It's Pi Day. You know, 3.14 or π, an enigma in mathematical circles. A mathematical constant that has no end, seemingly thumbing its nose to definition. Pi gets a lot of fun attention around the world. In fact, last year a once-in-a-lifetime occurrence took place -- Pi Day of the century where the date and time approximated to 10 digits, drawing attention from both classroom teachers to the scientists at NASA. While this year may not be quite as exciting, here are a few fun facts about pi:
- Chao Lu holds the world record for remembering the value of pi up to 67,890 digits.
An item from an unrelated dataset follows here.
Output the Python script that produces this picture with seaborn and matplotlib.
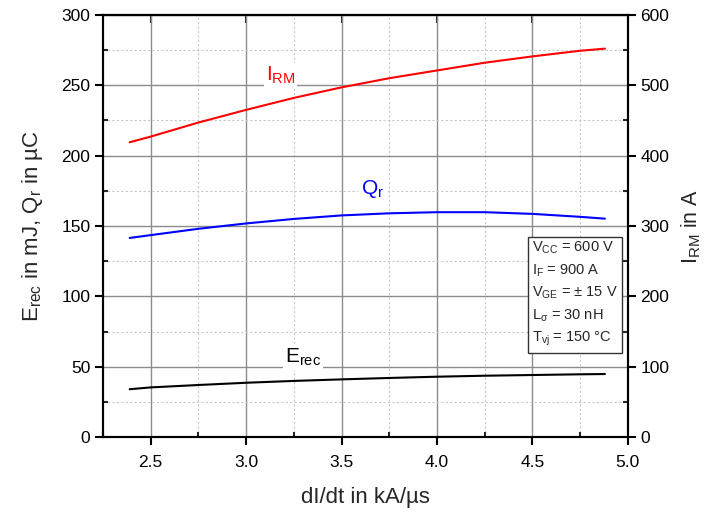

- Pi has been the star of TV and film, including "Star Trek," "The Net" and "Pi: Faith in Chaos."
- The value of pi has been determined to more than one trillion digits.
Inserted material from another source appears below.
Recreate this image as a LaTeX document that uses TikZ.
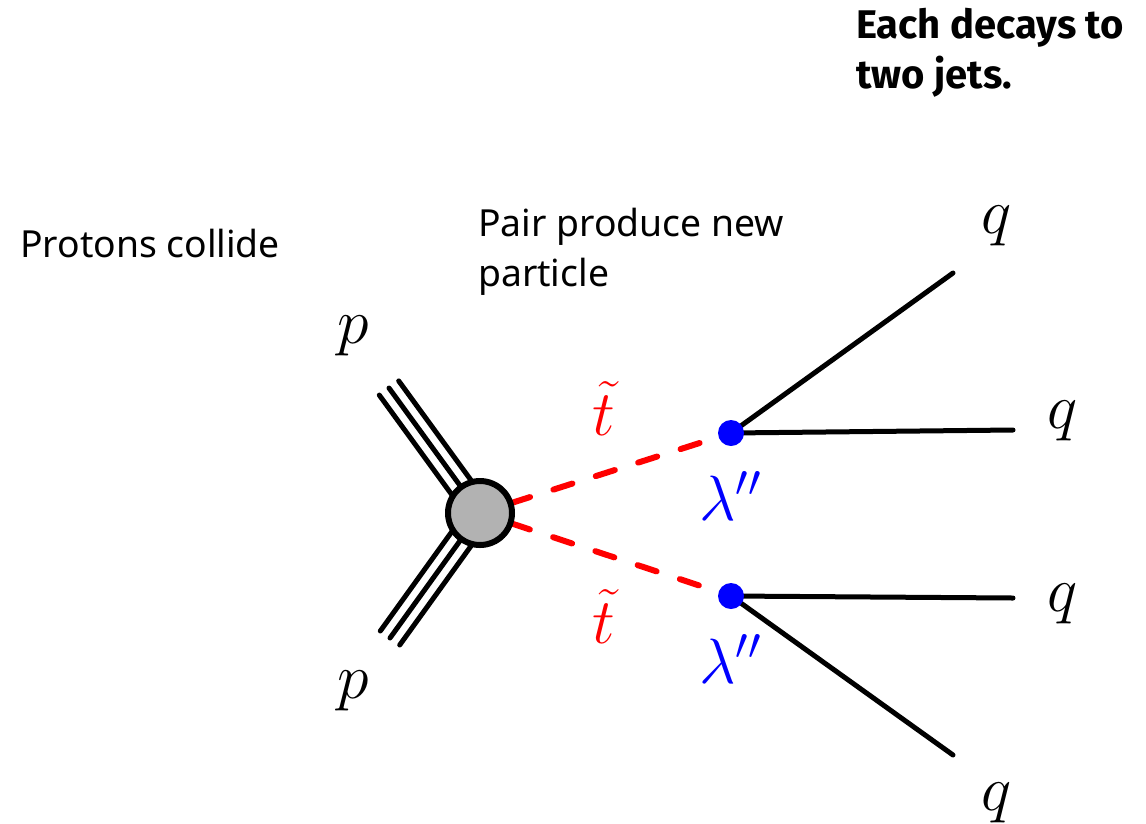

- Famous birthdays on pi day include Billy Crystal, Quincy Jones and Albert Einstein.
- Archimedes (287-212 B.C.) was so furiously calculating pi that he missed the Roman soldiers taking over the Greek city of Syracuse. When the soldiers approached him, he yelled, "Do not touch my circles!" The Roman soldier cut off his head and went on his business.
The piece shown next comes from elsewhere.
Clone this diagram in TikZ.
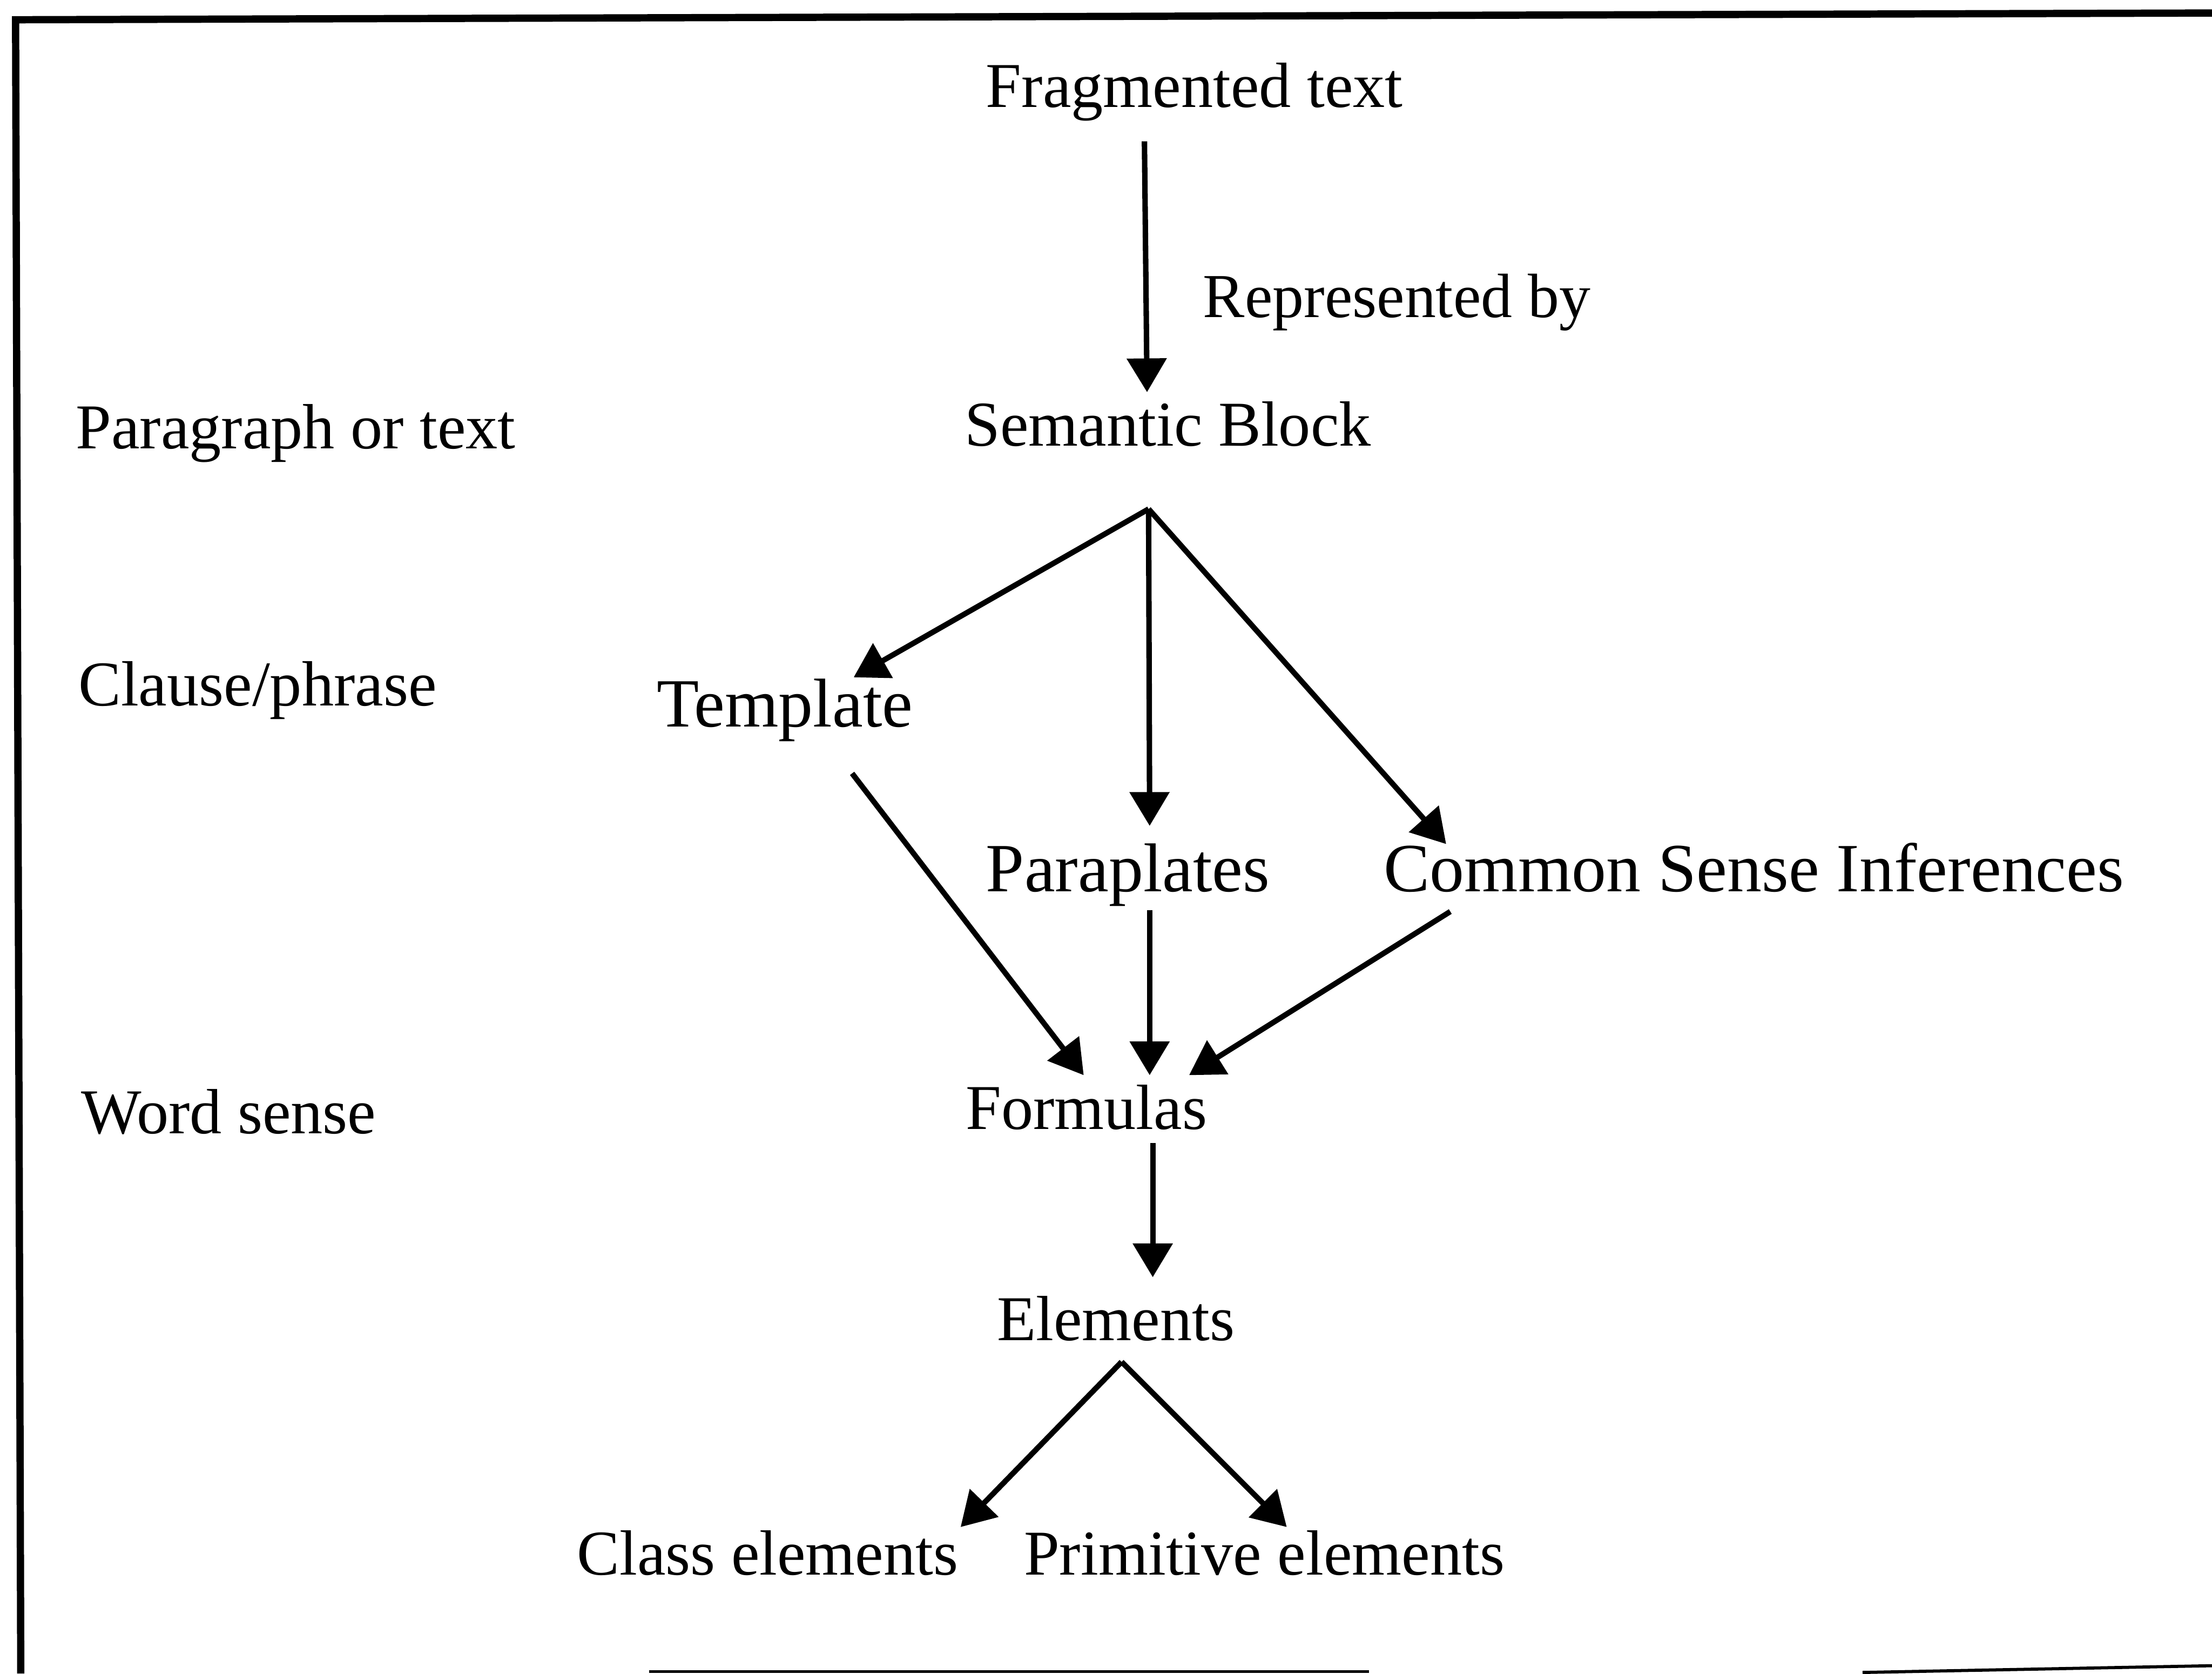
\documentclass[tikz,border=0pt]{standalone}
\usepackage{fontspec}
\setmainfont{Liberation Serif}
\usetikzlibrary{arrows.meta}
\begin{document}
\begin{tikzpicture}[x=0.1pt,y=-0.1pt,
  lbl/.style={anchor=base west,inner sep=0pt,font=\fontsize{12.3}{14}\selectfont},
  big/.style={anchor=base west,inner sep=0pt,font=\fontsize{13.3}{15}\selectfont},
  small/.style={anchor=base west,inner sep=0pt,font=\fontsize{12.05}{14}\selectfont},
  arr/.style={line width=1.05pt,-{Triangle[length=6.5pt,width=7.5pt]}},
  frame/.style={line width=1.4pt}]
\useasboundingbox (0,0) rectangle (4260,3222);
% frame
\coordinate (ftl) at (30,38);
\coordinate (ftr) at (4260,25);
\coordinate (fbl) at (40,3222);
\draw[frame] (fbl) -- (ftl) -- (ftr);
\coordinate (fb1) at (1250,3218);
\coordinate (fb2) at (2636,3218);
\coordinate (fb3) at (3587,3220);
\coordinate (fb4) at (4260,3207);
\draw[line width=0.5pt] (fb1) -- (fb2);
\draw[line width=0.6pt] (fb3) -- (fb4);
% text nodes
\node[lbl] (frag) at (1897,206) {Fragmented text};
\node[small] (rep) at (2315,611) {Represented by};
\node[lbl] (para) at (144,864) {Paragraph or text};
\node[lbl] (sb) at (1856,859) {Semantic Block};
\node[lbl] (cl) at (149,1359) {Clause/phrase};
\node[big] (tpl) at (1263,1399) {Template};
\node[big] (pp) at (1897,1717) {Paraplates};
\node[big] (csi) at (2663,1717) {Common Sense Inferences};
\node[lbl] (ws) at (155,2182) {Word sense};
\node[lbl] (fm) at (1858,2174) {Formulas};
\node[lbl] (el) at (1918,2581) {Elements};
\node[lbl] (ce) at (1109,3032) {Class elements};
\node[lbl] (pe) at (1970,3032) {Primitive elements};
% connector points
\coordinate (fragout) at (2204,272);
\coordinate (sbin) at (2209,755);
\coordinate (sbfork) at (2212,980);
\coordinate (tplin) at (1644,1304);
\coordinate (ppin) at (2214,1590);
\coordinate (csiin) at (2785,1625);
\coordinate (tplout) at (1641,1489);
\coordinate (ppout) at (2214,1752);
\coordinate (csiout) at (2793,1755);
\coordinate (fmin1) at (2087,2070);
\coordinate (fmin2) at (2214,2070);
\coordinate (fmin3) at (2290,2070);
\coordinate (fmout) at (2220,2201);
\coordinate (elin) at (2220,2459);
\coordinate (elfork) at (2160,2622);
\coordinate (cein) at (1850,2940);
\coordinate (pein) at (2478,2940);
% connectors
\draw[arr] (fragout) -- (sbin);
\draw[arr] (sbfork) -- (tplin);
\draw[arr] (sbfork) -- (ppin);
\draw[arr] (sbfork) -- (csiin);
\draw[arr] (tplout) -- (fmin1);
\draw[arr] (ppout) -- (fmin2);
\draw[arr] (csiout) -- (fmin3);
\draw[arr] (fmout) -- (elin);
\draw[arr] (elfork) -- (cein);
\draw[arr] (elfork) -- (pein);
\end{tikzpicture}
\end{document}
But mostly pi is significant because of its connection to cycles and all things circular. Consider that the average sinuosity of a river -- the distance of its bends and turns divided from its source to the ocean, is 3.14. Pi is used for TV and radio to optimize signals sent to one's home. Egyptians used pi to construct the pyramids. Pi is used by structural engineers who need to design buildings able to withstand earthquakes. Pi is also involved in the creation of a rainbow. Even the distance one hits a golf ball can be analyzed with pi, as the shoulder turn creates a circular pattern that, when scrutinized, can help the golfer improve distance and score!
So, welcome Pi Day! Your history and impact on our world is honored today. For me, I'll take a slice of berry pie -- to go.